Tim Nelson, Chief Executive Officer, Hope for Justice

Since its launch in 2022, the Private Data Exchange project team has identified significant challenges facing data collaboration across the counter-trafficking sector.

Human trafficking case data is complex, personal, and sensitive, relating to the personal experiences of those who have been subjected to some of the worst human rights abuses. It recounts details of a person’s vulnerability, serious trauma and health conditions. This data also contains evidence of criminal acts, evidence that must be preserved to secure successful prosecutions and convictions. Most importantly, it contains personally identifying information, locations, and legal statuses of victims and survivors, that could place them at risk of harm should confidentiality be breached.

Together, these challenges mean that the burdens of data protection can seem so complex, litigious and sensitive, that organizations find it challenging to even consider the sharing of data with one another.

The Private Data Exchange project is a research, design and innovation initiative to overcome these challenges. It has already demonstrated innovative use cases enabled through Confidential Computing, and has turned a thought-exercise into a tangible proof of concept with viable platform prototype built on Intel® Software Guard Extensions (SGX). The project uses the sector-leading data framework of the Human Trafficking Case Data Standards (HTCDS), and has been tested using dummy data.

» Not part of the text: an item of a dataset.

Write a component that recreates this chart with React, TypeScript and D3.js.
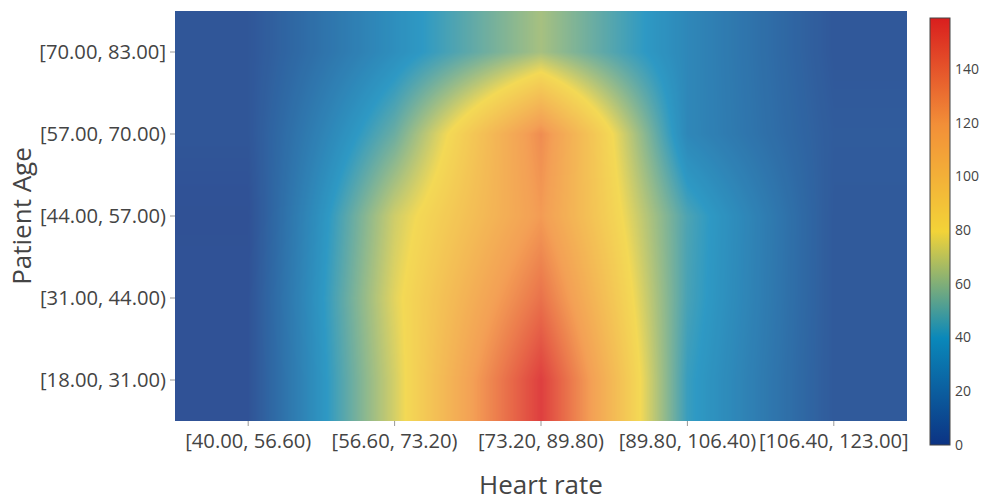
import * as d3 from 'd3'
import { useMemo } from 'react'

const heartRate = ['[40.00, 56.60)', '[56.60, 73.20)', '[73.20, 89.80)', '[89.80, 106.40)', '[106.40, 123.00]']
const ageGroups = ['[18.00, 31.00)', '[31.00, 44.00)', '[44.00, 57.00)', '[57.00, 70.00)', '[70.00, 83.00]']

// counts per age group (rows) and heart rate bin (columns)
const age18 = [1, 73, 159, 42, 5]
const age31 = [1, 76, 138, 45, 5]
const age44 = [0, 72, 121, 46, 5]
const age57 = [3, 52, 127, 30, 6]
const age70 = [3, 34, 64, 30, 4]
const counts = [age18, age31, age44, age57, age70]

const colorbarTicks = [0, 20, 40, 60, 80, 100, 120, 140]
const portland = ['rgb(12,51,131)', 'rgb(10,136,186)', 'rgb(242,211,56)', 'rgb(242,143,56)', 'rgb(217,30,30)']

const W = 983
const H = 501
const plot = { left: 175, top: 11, width: 732, height: 410 }
const bar = { x: 930, y: 18, width: 20, height: 427 }
const textColor = '#444'
const font = '"Open Sans", sans-serif'

export default function App() {
  const zmin = d3.min(counts.flat()) as number
  const zmax = d3.max(counts.flat()) as number

  const x = d3.scaleBand().domain(heartRate).range([plot.left, plot.left + plot.width])
  const y = d3.scaleBand().domain(ageGroups).range([plot.top + plot.height, plot.top])
  const color = d3.scaleLinear<string>()
    .domain(portland.map((_, i) => zmin + (zmax - zmin) * i / (portland.length - 1)))
    .range(portland)
    .interpolate(d3.interpolateRgb)
    .clamp(true)

  const href = useMemo(() => {
    const canvas = document.createElement('canvas')
    canvas.width = plot.width
    canvas.height = plot.height
    const ctx = canvas.getContext('2d')!
    const img = ctx.createImageData(plot.width, plot.height)
    const cx = heartRate.map(d => (x(d) as number) + x.bandwidth() / 2)
    const cy = ageGroups.map(d => (y(d) as number) + y.bandwidth() / 2)
    const fx = d3.scaleLinear().domain(cx).range(d3.range(cx.length)).clamp(true)
    const fy = d3.scaleLinear().domain(cy).range(d3.range(cy.length)).clamp(true)
    for (let py = 0; py < plot.height; py++) {
      const v = fy(plot.top + py + 0.5)
      const j0 = Math.min(Math.floor(v), ageGroups.length - 2)
      const ty = v - j0
      for (let px = 0; px < plot.width; px++) {
        const u = fx(plot.left + px + 0.5)
        const i0 = Math.min(Math.floor(u), heartRate.length - 2)
        const tx = u - i0
        const z00 = counts[j0][i0], z01 = counts[j0][i0 + 1]
        const z10 = counts[j0 + 1][i0], z11 = counts[j0 + 1][i0 + 1]
        const z = (z00 * (1 - tx) + z01 * tx) * (1 - ty) + (z10 * (1 - tx) + z11 * tx) * ty
        const c = d3.rgb(color(z))
        const k = (py * plot.width + px) * 4
        img.data[k] = c.r
        img.data[k + 1] = c.g
        img.data[k + 2] = c.b
        img.data[k + 3] = 255
      }
    }
    ctx.putImageData(img, 0, 0)
    return canvas.toDataURL()
  }, [])

  const cb = d3.scaleLinear().domain([zmin, zmax]).range([bar.y + bar.height, bar.y])

  return (
    <svg width={W} height={H} style={{ display: 'block', position: 'absolute', left: 0, top: 0 }} fontFamily={font}>
      <defs>
        <linearGradient id="cbar" x1="0" y1="1" x2="0" y2="0">
          {portland.map((c, i) => (
            <stop key={i} offset={i / (portland.length - 1)} stopColor={c} />
          ))}
        </linearGradient>
      </defs>
      <image href={href} x={plot.left} y={plot.top} width={plot.width} height={plot.height} opacity={0.85} preserveAspectRatio="none" />

      {heartRate.map(d => {
        const cx = (x(d) as number) + x.bandwidth() / 2
        return (
          <g key={d}>
            <line x1={cx} x2={cx} y1={plot.top + plot.height} y2={plot.top + plot.height + 5} stroke="#999" />
            <text x={cx} y={plot.top + plot.height + 27} textAnchor="middle" fontSize={20.2} fill={textColor}>{d}</text>
          </g>
        )
      })}
      {ageGroups.map(d => {
        const cy = (y(d) as number) + y.bandwidth() / 2
        return (
          <g key={d}>
            <line x1={plot.left - 5} x2={plot.left} y1={cy} y2={cy} stroke="#999" />
            <text x={plot.left - 9} y={cy} dy="0.35em" textAnchor="end" fontSize={20.2} fill={textColor}>{d}</text>
          </g>
        )
      })}

      <text x={plot.left + plot.width / 2} y={494} textAnchor="middle" fontSize={26} fill={textColor}>Heart rate</text>
      <text transform={`translate(31, ${plot.top + plot.height / 2}) rotate(-90)`} textAnchor="middle" fontSize={26} fill={textColor}>Patient Age</text>

      <rect x={bar.x} y={bar.y} width={bar.width} height={bar.height} fill="url(#cbar)" stroke={textColor} strokeWidth={1} />
      {colorbarTicks.map(t => (
        <text key={t} x={bar.x + bar.width + 5} y={cb(t)} dy="0.35em" fontSize={14} fill={textColor}>{t}</text>
      ))}
    </svg>
  )
}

Intel video explaining more about the project

The project demonstrates three proven benefits of a Confidential Computing platform to aid counter-trafficking data collaboration:

  1. All data is encrypted and secured with an encryption key. The information can only be viewed by the user who has uploaded it (the data owner). No other person or system can gain unauthorized access, preserving privacy and data sovereignty.
  2. Victim or survivor case records that hold data matches or similarities with those of another organization can be identified and flagged via a weighted-match scoring algorithm, to mark cases for further action without compromising data privacy or security. This enables legitimate and secure collaboration on linked incidents when required.
  3. The encrypted data of all agencies can be aggregated across the entire dataset and analyzed to derive accurate live reporting via an Insights Dashboard. Reports are generated without revealing any of the sensitivities relating to the underlying data, meaning manual anonymization is not needed.

Bringing the Private Data Exchange to full reality will require multiple agencies across civil society, academia, and governing institutions to contribute their  expertise, time and resources to collaboratively develop a suitable platform. That is why Hope for Justice and Intel® are inviting counter-trafficking organizations into a collaborative partnership and consortium to drive the project forward. This includes organizations who hold and collect data at the case level, as well as governing or multilateral organizations who are considered stakeholders to high-level reporting and analysis.

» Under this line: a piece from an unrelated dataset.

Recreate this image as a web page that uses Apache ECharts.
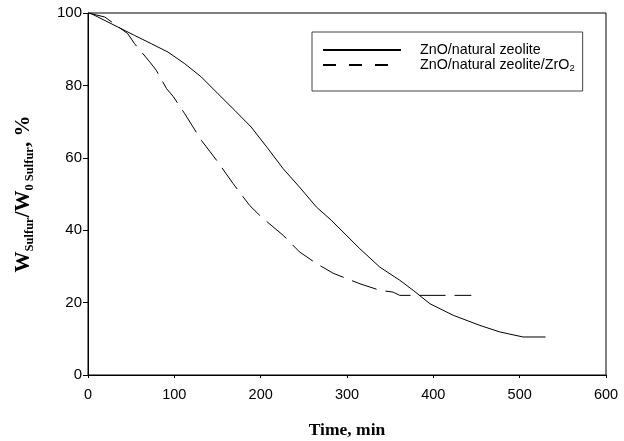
<!DOCTYPE html>
<html>
<head>
<meta charset="utf-8">
<script src="https://cdn.jsdelivr.net/npm/echarts@6/dist/echarts.min.js"></script>
<style>
  html, body { margin: 0; padding: 0; background: #fff; }
  #main { width: 624px; height: 441px; }
</style>
</head>
<body>
<div id="main"></div>
<script>
// ZnO/natural zeolite
var timeA = [0, 3.9, 34.8, 54, 73.5, 92.7, 112, 131.4, 150.6, 170, 189, 208.6, 226, 245, 264.6, 282, 314.8, 338, 361, 376.6, 396, 423, 453.9, 477, 504, 530];
var valA  = [100, 99.8, 96.1, 93.8, 91.5, 89.2, 86.0, 82.3, 77.7, 73.1, 68.5, 62.5, 57.0, 51.9, 46.4, 42.7, 34.9, 29.8, 26.2, 23.4, 19.7, 16.5, 13.7, 11.9, 10.5, 10.5];
// ZnO/natural zeolite/ZrO2
var timeB = [0, 19.4, 46, 54, 71.5, 79, 91, 98.5, 112, 118, 131.4, 149, 168, 187, 201, 226, 245, 264.6, 284, 315, 338, 353.4, 361, 444];
var valB  = [100, 98.9, 94.3, 91.5, 86.5, 84.2, 79.1, 77.0, 72.2, 69.9, 64.8, 59.3, 52.9, 46.9, 43.6, 38.6, 34.0, 30.8, 28.1, 25.2, 23.4, 22.9, 22.0, 22.0];
var seriesNames = ['ZnO/natural zeolite', 'ZnO/natural zeolite/ZrO2'];

function pairs(xs, ys) {
    var out = [];
    for (var i = 0; i < xs.length; i++) out.push([xs[i], ys[i]]);
    return out;
}

var myChart = echarts.init(document.getElementById('main'));
var option = {
    backgroundColor: '#fff',
    animation: false,
    grid: {
        left: 88, right: 18, top: 13, bottom: 66,
        outerBoundsMode: 'none',
        show: true, borderColor: '#000', borderWidth: 1
    },
    legend: {
        orient: 'vertical',
        left: 312, top: 32,
        padding: [11, 8, 18, 10],
        itemGap: 1,
        itemWidth: 78,
        itemHeight: 14,
        borderColor: '#444',
        borderWidth: 1,
        itemStyle: { opacity: 0 },
        data: [
            { name: seriesNames[0] },
            { name: seriesNames[1], lineStyle: { type: [13, 13] } }
        ],
        formatter: function (name) {
            if (name === seriesNames[1]) return '{a|ZnO/natural zeolite/ZrO}{s|2}';
            return '{a|' + name + '}';
        },
        textStyle: {
            padding: [0, 0, 0, 14],
            rich: {
                a: { fontFamily: 'Liberation Sans', fontSize: 14.3, color: '#000', lineHeight: 16 },
                s: { fontFamily: 'Liberation Sans', fontSize: 9.5, color: '#000', lineHeight: 10, verticalAlign: 'bottom' }
            }
        }
    },
    xAxis: {
        type: 'value',
        min: 0, max: 600, interval: 100,
        name: 'Time, min',
        nameLocation: 'middle',
        nameGap: 46,
        nameTextStyle: { fontFamily: 'Liberation Serif', fontWeight: 'bold', fontSize: 17.5, color: '#000' },
        axisLine: { show: true, lineStyle: { color: '#000', width: 1 } },
        axisTick: { show: true, length: 3, lineStyle: { color: '#000' } },
        axisLabel: { fontFamily: 'Liberation Sans', fontSize: 14.5, color: '#000', margin: 12 },
        splitLine: { show: false }
    },
    yAxis: {
        type: 'value',
        min: 0, max: 100, interval: 20,
        name: '{b|W}{s|Sulfur}{b|/W}{s|0 Sulfur}{b|, %}',
        nameLocation: 'middle',
        nameGap: 52,
        nameTextStyle: {
            rich: {
                b: { fontFamily: 'Liberation Serif', fontWeight: 'bold', fontSize: 21, color: '#000', lineHeight: 24 },
                s: { fontFamily: 'Liberation Serif', fontWeight: 'bold', fontSize: 12.5, color: '#000', lineHeight: 15, verticalAlign: 'bottom' }
            }
        },
        axisLine: { show: true, lineStyle: { color: '#000', width: 1 } },
        axisTick: { show: true, length: 5, lineStyle: { color: '#000' } },
        axisLabel: { fontFamily: 'Liberation Sans', fontSize: 15, color: '#000', margin: 6 },
        splitLine: { show: false }
    },
    series: [
        {
            name: seriesNames[0],
            type: 'line',
            data: pairs(timeA, valA),
            symbol: 'none',
            itemStyle: { color: '#000' },
            lineStyle: { color: '#000', width: 1 }
        },
        {
            name: seriesNames[1],
            type: 'line',
            data: pairs(timeB, valB),
            symbol: 'none',
            itemStyle: { color: '#000' },
            lineStyle: { color: '#000', width: 1, type: [26, 9] }
        }
    ]
};
myChart.setOption(option);
</script>
</body>
</html>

The Partnership invites data protection experts to support the ongoing alignment of technical development with emerging best practices in privacy regulation and compliance. Finally, the Partnership is seeking investment from donors, foundations and corporate funds, to help build financial sustainability into the core of project impact and to support the active participation of frontline agencies. This is a critical opportunity for the technology sector and the counter-trafficking sector to work together to make new strides in the fight against human trafficking.

“As security technology creators, we have both the responsibility and the opportunity to help protect every person’s data and privacy. We’re seeing this occur through confidential computing advancements – the innovations we are bringing forward today will help us facilitate change and soon become the standards for how we operate tomorrow.”